What the exercise asks:
Copy each line below without leaving any out.

★ ★ ★ ★ ★ ★ ★

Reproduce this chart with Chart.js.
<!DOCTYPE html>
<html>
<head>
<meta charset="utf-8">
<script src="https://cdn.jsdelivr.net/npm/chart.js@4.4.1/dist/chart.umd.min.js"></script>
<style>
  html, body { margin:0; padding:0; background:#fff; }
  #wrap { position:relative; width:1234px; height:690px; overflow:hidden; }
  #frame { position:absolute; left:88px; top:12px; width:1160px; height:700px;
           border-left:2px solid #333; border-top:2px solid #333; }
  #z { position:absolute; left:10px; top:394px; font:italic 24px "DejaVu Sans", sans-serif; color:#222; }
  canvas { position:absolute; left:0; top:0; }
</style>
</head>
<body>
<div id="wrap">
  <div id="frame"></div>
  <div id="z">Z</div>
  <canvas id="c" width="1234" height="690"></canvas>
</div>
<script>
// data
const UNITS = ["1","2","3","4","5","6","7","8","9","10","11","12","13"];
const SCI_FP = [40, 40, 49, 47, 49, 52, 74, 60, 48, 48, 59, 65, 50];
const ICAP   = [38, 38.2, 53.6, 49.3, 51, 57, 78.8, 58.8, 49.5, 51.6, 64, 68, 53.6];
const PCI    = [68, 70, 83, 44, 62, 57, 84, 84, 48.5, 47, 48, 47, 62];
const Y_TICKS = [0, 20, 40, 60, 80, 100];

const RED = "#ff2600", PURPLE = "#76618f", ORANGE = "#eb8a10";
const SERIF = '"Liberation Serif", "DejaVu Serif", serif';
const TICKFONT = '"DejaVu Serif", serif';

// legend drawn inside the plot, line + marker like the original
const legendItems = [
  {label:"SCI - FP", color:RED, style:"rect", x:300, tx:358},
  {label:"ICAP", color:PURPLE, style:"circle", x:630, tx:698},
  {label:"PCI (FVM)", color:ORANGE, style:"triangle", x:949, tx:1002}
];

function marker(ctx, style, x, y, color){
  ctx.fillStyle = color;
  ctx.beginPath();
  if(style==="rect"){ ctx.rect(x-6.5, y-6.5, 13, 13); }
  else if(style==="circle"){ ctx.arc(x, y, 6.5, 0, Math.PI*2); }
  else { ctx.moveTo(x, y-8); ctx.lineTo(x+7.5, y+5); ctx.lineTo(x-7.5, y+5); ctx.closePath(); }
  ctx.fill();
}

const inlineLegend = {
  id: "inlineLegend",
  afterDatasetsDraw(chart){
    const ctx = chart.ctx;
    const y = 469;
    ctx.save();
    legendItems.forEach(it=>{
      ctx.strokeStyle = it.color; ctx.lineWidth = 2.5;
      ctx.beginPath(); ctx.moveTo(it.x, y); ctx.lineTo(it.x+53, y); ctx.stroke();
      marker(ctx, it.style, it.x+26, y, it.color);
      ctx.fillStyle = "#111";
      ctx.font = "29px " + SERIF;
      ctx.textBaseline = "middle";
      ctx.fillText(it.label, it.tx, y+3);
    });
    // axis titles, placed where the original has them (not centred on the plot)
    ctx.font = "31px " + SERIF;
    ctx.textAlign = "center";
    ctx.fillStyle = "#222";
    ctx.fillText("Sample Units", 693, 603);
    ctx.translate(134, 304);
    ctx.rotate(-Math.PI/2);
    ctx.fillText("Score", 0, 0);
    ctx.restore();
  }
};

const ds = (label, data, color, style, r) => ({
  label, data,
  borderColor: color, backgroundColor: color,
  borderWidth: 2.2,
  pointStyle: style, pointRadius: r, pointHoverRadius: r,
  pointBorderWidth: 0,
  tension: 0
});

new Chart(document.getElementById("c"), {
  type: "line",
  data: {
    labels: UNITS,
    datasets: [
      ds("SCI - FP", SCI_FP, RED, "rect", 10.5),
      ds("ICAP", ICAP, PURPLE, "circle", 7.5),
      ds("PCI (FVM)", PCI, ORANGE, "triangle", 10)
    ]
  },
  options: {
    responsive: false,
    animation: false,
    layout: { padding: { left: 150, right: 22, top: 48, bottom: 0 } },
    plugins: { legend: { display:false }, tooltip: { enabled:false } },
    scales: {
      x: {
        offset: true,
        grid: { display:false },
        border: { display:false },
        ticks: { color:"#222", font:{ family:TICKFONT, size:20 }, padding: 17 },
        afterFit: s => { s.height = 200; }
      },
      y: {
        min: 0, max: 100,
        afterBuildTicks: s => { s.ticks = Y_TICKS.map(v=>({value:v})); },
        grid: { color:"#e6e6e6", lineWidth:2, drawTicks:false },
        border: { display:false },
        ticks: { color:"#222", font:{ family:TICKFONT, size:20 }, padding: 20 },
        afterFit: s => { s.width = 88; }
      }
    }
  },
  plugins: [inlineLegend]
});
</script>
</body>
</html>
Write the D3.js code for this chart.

★ ★ ★ ★ ★ ★ ★

Output for this exercise:
Reproduce this chart with Chart.js.
<!DOCTYPE html>
<html>
<head>
<meta charset="utf-8">
<script src="https://cdn.jsdelivr.net/npm/chart.js@4.4.1/dist/chart.umd.min.js"></script>
<style>
  html, body { margin:0; padding:0; background:#fff; }
  #wrap { position:relative; width:1234px; height:690px; overflow:hidden; }
  #frame { position:absolute; left:88px; top:12px; width:1160px; height:700px;
           border-left:2px solid #333; border-top:2px solid #333; }
  #z { position:absolute; left:10px; top:394px; font:italic 24px "DejaVu Sans", sans-serif; color:#222; }
  canvas { position:absolute; left:0; top:0; }
</style>
</head>
<body>
<div id="wrap">
  <div id="frame"></div>
  <div id="z">Z</div>
  <canvas id="c" width="1234" height="690"></canvas>
</div>
<script>
// data
const UNITS = ["1","2","3","4","5","6","7","8","9","10","11","12","13"];
const SCI_FP = [40, 40, 49, 47, 49, 52, 74, 60, 48, 48, 59, 65, 50];
const ICAP   = [38, 38.2, 53.6, 49.3, 51, 57, 78.8, 58.8, 49.5, 51.6, 64, 68, 53.6];
const PCI    = [68, 70, 83, 44, 62, 57, 84, 84, 48.5, 47, 48, 47, 62];
const Y_TICKS = [0, 20, 40, 60, 80, 100];

const RED = "#ff2600", PURPLE = "#76618f", ORANGE = "#eb8a10";
const SERIF = '"Liberation Serif", "DejaVu Serif", serif';
const TICKFONT = '"DejaVu Serif", serif';

// legend drawn inside the plot, line + marker like the original
const legendItems = [
  {label:"SCI - FP", color:RED, style:"rect", x:300, tx:358},
  {label:"ICAP", color:PURPLE, style:"circle", x:630, tx:698},
  {label:"PCI (FVM)", color:ORANGE, style:"triangle", x:949, tx:1002}
];

function marker(ctx, style, x, y, color){
  ctx.fillStyle = color;
  ctx.beginPath();
  if(style==="rect"){ ctx.rect(x-6.5, y-6.5, 13, 13); }
  else if(style==="circle"){ ctx.arc(x, y, 6.5, 0, Math.PI*2); }
  else { ctx.moveTo(x, y-8); ctx.lineTo(x+7.5, y+5); ctx.lineTo(x-7.5, y+5); ctx.closePath(); }
  ctx.fill();
}

const inlineLegend = {
  id: "inlineLegend",
  afterDatasetsDraw(chart){
    const ctx = chart.ctx;
    const y = 469;
    ctx.save();
    legendItems.forEach(it=>{
      ctx.strokeStyle = it.color; ctx.lineWidth = 2.5;
      ctx.beginPath(); ctx.moveTo(it.x, y); ctx.lineTo(it.x+53, y); ctx.stroke();
      marker(ctx, it.style, it.x+26, y, it.color);
      ctx.fillStyle = "#111";
      ctx.font = "29px " + SERIF;
      ctx.textBaseline = "middle";
      ctx.fillText(it.label, it.tx, y+3);
    });
    // axis titles, placed where the original has them (not centred on the plot)
    ctx.font = "31px " + SERIF;
    ctx.textAlign = "center";
    ctx.fillStyle = "#222";
    ctx.fillText("Sample Units", 693, 603);
    ctx.translate(134, 304);
    ctx.rotate(-Math.PI/2);
    ctx.fillText("Score", 0, 0);
    ctx.restore();
  }
};

const ds = (label, data, color, style, r) => ({
  label, data,
  borderColor: color, backgroundColor: color,
  borderWidth: 2.2,
  pointStyle: style, pointRadius: r, pointHoverRadius: r,
  pointBorderWidth: 0,
  tension: 0
});

new Chart(document.getElementById("c"), {
  type: "line",
  data: {
    labels: UNITS,
    datasets: [
      ds("SCI - FP", SCI_FP, RED, "rect", 10.5),
      ds("ICAP", ICAP, PURPLE, "circle", 7.5),
      ds("PCI (FVM)", PCI, ORANGE, "triangle", 10)
    ]
  },
  options: {
    responsive: false,
    animation: false,
    layout: { padding: { left: 150, right: 22, top: 48, bottom: 0 } },
    plugins: { legend: { display:false }, tooltip: { enabled:false } },
    scales: {
      x: {
        offset: true,
        grid: { display:false },
        border: { display:false },
        ticks: { color:"#222", font:{ family:TICKFONT, size:20 }, padding: 17 },
        afterFit: s => { s.height = 200; }
      },
      y: {
        min: 0, max: 100,
        afterBuildTicks: s => { s.ticks = Y_TICKS.map(v=>({value:v})); },
        grid: { color:"#e6e6e6", lineWidth:2, drawTicks:false },
        border: { display:false },
        ticks: { color:"#222", font:{ family:TICKFONT, size:20 }, padding: 20 },
        afterFit: s => { s.width = 88; }
      }
    }
  },
  plugins: [inlineLegend]
});
</script>
</body>
</html>
Write the D3.js code for this chart.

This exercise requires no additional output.